Electronic devices such as Field Programmable Gate Arrays (FPGAs) typically require some form of address generation, especially in high bandwidth applications such as Digital Signal Processing (DSP), communications, or networking. This is typically done using Configurable/Complex Logic Block (CLB) resources in the FPGA to implement sequence generators, comparators and other associated logic required to produce the necessary control signals. For memory intensive operations, the addresses and accompanying control signals are often routed through the FPGA fabric.
The general trend in the FPGA field is to either absorb functionality that is external to the FPGA into the FPGA itself, or use hard (non-programmable) logic for commonly used circuits as for example when using dedicated multipliers in a FPGA design.
Address generator circuits are generally realized in hardware using counters or Linear Feedback Shift Registers (LFSRs) to produce the necessary addressing sequence. Comparators are then coupled with the sequence generators and are used to detect various conditions such as full, almost full, empty, etc. This combination of components can fulfill the addressing requirements for a variety of vector operations, including First-In First-Out (FIFOs), stacks, line buffering and Multiply-and-Accumulate Finite Impulse Response (MAC FIR) filtering.
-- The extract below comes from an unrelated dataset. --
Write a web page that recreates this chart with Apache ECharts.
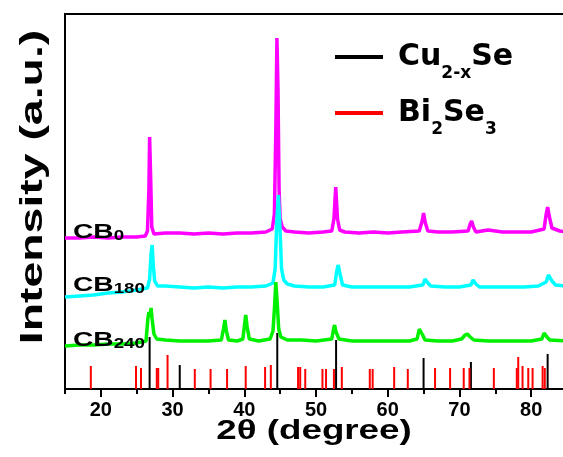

Address generator circuits implemented in hard logic alone however cannot be reused for more than one of the above applications, since once implemented; the circuit cannot be modified. If an address generator is designed in hard logic (hard wired) to support the addressing needs of a FIFO for example, it cannot provide the addressing needs for a MAC FIR filter in most instances. A need thus exists in the art for an address generator that can alleviate some of the above-mentioned problems.